(begin)
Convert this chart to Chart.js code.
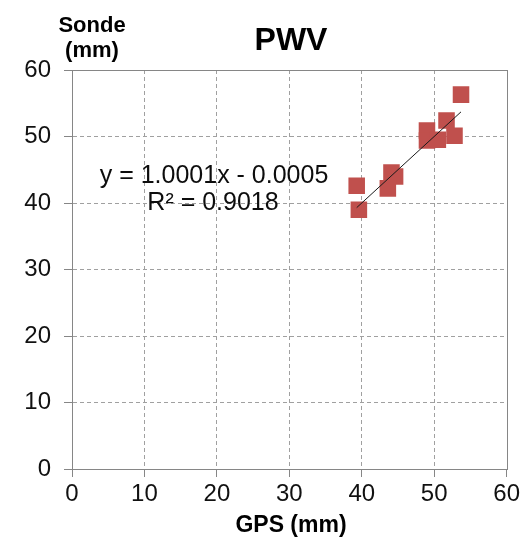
<!DOCTYPE html>
<html>
<head>
<meta charset="utf-8">
<title>PWV</title>
<script src="https://cdn.jsdelivr.net/npm/chart.js@4/dist/chart.umd.min.js"></script>
<style>
  html, body { margin: 0; padding: 0; background: #ffffff; }
  #wrap { width: 523px; height: 537px; }
</style>
</head>
<body>
<div id="wrap"><canvas id="chart" width="523" height="537"></canvas></div>
<script>
// Precipitable water vapour: GPS estimate vs radiosonde (mm)
const gpsValues   = [53.7, 51.7, 52.8, 49.0, 49.0, 50.5, 44.1, 44.6, 43.6, 39.3, 39.6];
const sondeValues = [56.3, 52.4, 50.1, 50.9, 49.4, 49.5, 44.6, 44.0, 42.2, 42.6, 39.0];

// Linear fit reported on the chart
const fitSlope = 1.0001;
const fitIntercept = -0.0005;
const fitR2 = 0.9018;

// Axis ticks
const axisTicks = [0, 10, 20, 30, 40, 50, 60];

const FONT = '"Liberation Sans", Arial, Helvetica, sans-serif';

const points = gpsValues.map((g, i) => ({ x: g, y: sondeValues[i] }));
const fitX0 = Math.min(...gpsValues);
const fitX1 = Math.max(...gpsValues);
const fitLine = [fitX0, fitX1].map(x => ({ x: x, y: fitSlope * x + fitIntercept }));

const tickMin = axisTicks[0];
const tickMax = axisTicks[axisTicks.length - 1];
const tickStep = axisTicks[1] - axisTicks[0];

const gridColor = ctx => {
  const v = ctx.tick ? ctx.tick.value : null;
  return (v === tickMin || v === tickMax) ? 'rgba(0,0,0,0)' : '#a0a0a0';
};

// Solid frame around the plot area
const frame = {
  id: 'frame',
  beforeDatasetsDraw(chart) {
    const { ctx, chartArea: a } = chart;
    ctx.save();
    ctx.strokeStyle = '#868686';
    ctx.lineWidth = 1;
    ctx.strokeRect(Math.round(a.left) + 0.5, Math.round(a.top) + 0.5,
                   Math.round(a.right - a.left), Math.round(a.bottom - a.top));
    ctx.restore();
  }
};

// Title, axis titles and fit equation
const labels = {
  id: 'labels',
  afterDraw(chart) {
    const { ctx } = chart;
    ctx.save();
    ctx.fillStyle = '#000000';
    ctx.textAlign = 'center';
    ctx.textBaseline = 'alphabetic';

    ctx.font = 'bold 32px ' + FONT;
    ctx.fillText('PWV', 291, 50);

    ctx.font = 'bold 22px ' + FONT;
    ctx.fillText('Sonde', 92, 32);
    ctx.fillText('(mm)', 92, 57);

    ctx.font = 'bold 23px ' + FONT;
    ctx.fillText('GPS (mm)', 291, 532);

    const sign = fitIntercept < 0 ? ' - ' : ' + ';
    ctx.fillStyle = '#0d0d0d';
    ctx.font = '25px ' + FONT;
    ctx.fillText('y = ' + fitSlope.toFixed(4) + 'x' + sign + Math.abs(fitIntercept).toFixed(4), 214, 183);
    ctx.fillText('R\u00B2 = ' + fitR2.toFixed(4), 213, 210);
    ctx.restore();
  }
};

new Chart(document.getElementById('chart'), {
  type: 'scatter',
  data: {
    datasets: [
      {
        label: 'Linear fit',
        type: 'line',
        data: fitLine,
        borderColor: '#1a1a1a',
        borderWidth: 1,
        pointRadius: 0,
        fill: false,
        order: 0
      },
      {
        label: 'PWV',
        data: points,
        pointStyle: 'rect',
        pointRadius: 11.7,
        pointHoverRadius: 11.7,
        backgroundColor: '#c0504d',
        borderWidth: 0,
        order: 1
      }
    ]
  },
  options: {
    responsive: false,
    animation: false,
    devicePixelRatio: 1,
    layout: { padding: { top: 70, right: 16, left: 0, bottom: 0 } },
    plugins: {
      legend: { display: false },
      tooltip: { enabled: false },
      title: { display: false }
    },
    scales: {
      x: {
        type: 'linear',
        min: tickMin,
        max: tickMax,
        afterFit(scale) { scale.height = 68; },
        ticks: {
          stepSize: tickStep,
          color: '#111111',
          font: { family: FONT, size: 24 },
          padding: 3,
          maxRotation: 0
        },
        grid: {
          color: gridColor,
          lineWidth: 1,
          tickLength: 8,
          tickColor: '#868686',
          drawTicks: true
        },
        border: { display: true, color: '#868686', width: 1, dash: [4, 3] }
      },
      y: {
        type: 'linear',
        min: tickMin,
        max: tickMax,
        afterFit(scale) { scale.width = 72; },
        ticks: {
          stepSize: tickStep,
          color: '#111111',
          font: { family: FONT, size: 24 },
          padding: 13
        },
        grid: {
          color: gridColor,
          lineWidth: 1,
          tickLength: 8,
          tickColor: '#868686',
          drawTicks: true
        },
        border: { display: true, color: '#868686', width: 1, dash: [4, 3] }
      }
    }
  },
  plugins: [frame, labels]
});
</script>
</body>
</html>
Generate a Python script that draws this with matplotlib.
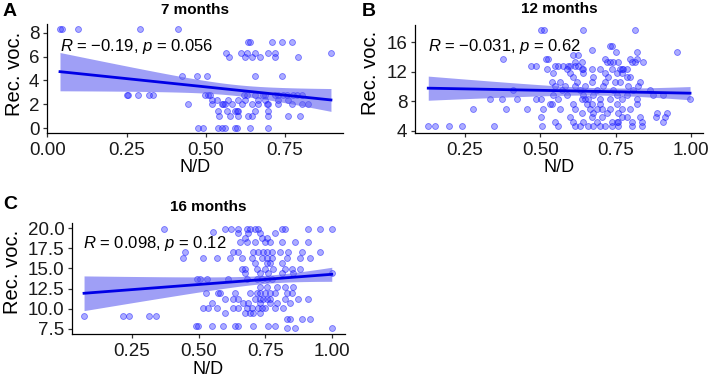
(end)
Aim of the task:
Starting at the first line of the records above, set down each line exactly through the one that holds "const tickStep = axisTicks[1] - axisTicks[0];". Omit pictures.

Output of the task:
Convert this chart to Chart.js code.
<!DOCTYPE html>
<html>
<head>
<meta charset="utf-8">
<title>PWV</title>
<script src="https://cdn.jsdelivr.net/npm/chart.js@4/dist/chart.umd.min.js"></script>
<style>
  html, body { margin: 0; padding: 0; background: #ffffff; }
  #wrap { width: 523px; height: 537px; }
</style>
</head>
<body>
<div id="wrap"><canvas id="chart" width="523" height="537"></canvas></div>
<script>
// Precipitable water vapour: GPS estimate vs radiosonde (mm)
const gpsValues   = [53.7, 51.7, 52.8, 49.0, 49.0, 50.5, 44.1, 44.6, 43.6, 39.3, 39.6];
const sondeValues = [56.3, 52.4, 50.1, 50.9, 49.4, 49.5, 44.6, 44.0, 42.2, 42.6, 39.0];

// Linear fit reported on the chart
const fitSlope = 1.0001;
const fitIntercept = -0.0005;
const fitR2 = 0.9018;

// Axis ticks
const axisTicks = [0, 10, 20, 30, 40, 50, 60];

const FONT = '"Liberation Sans", Arial, Helvetica, sans-serif';

const points = gpsValues.map((g, i) => ({ x: g, y: sondeValues[i] }));
const fitX0 = Math.min(...gpsValues);
const fitX1 = Math.max(...gpsValues);
const fitLine = [fitX0, fitX1].map(x => ({ x: x, y: fitSlope * x + fitIntercept }));

const tickMin = axisTicks[0];
const tickMax = axisTicks[axisTicks.length - 1];
const tickStep = axisTicks[1] - axisTicks[0];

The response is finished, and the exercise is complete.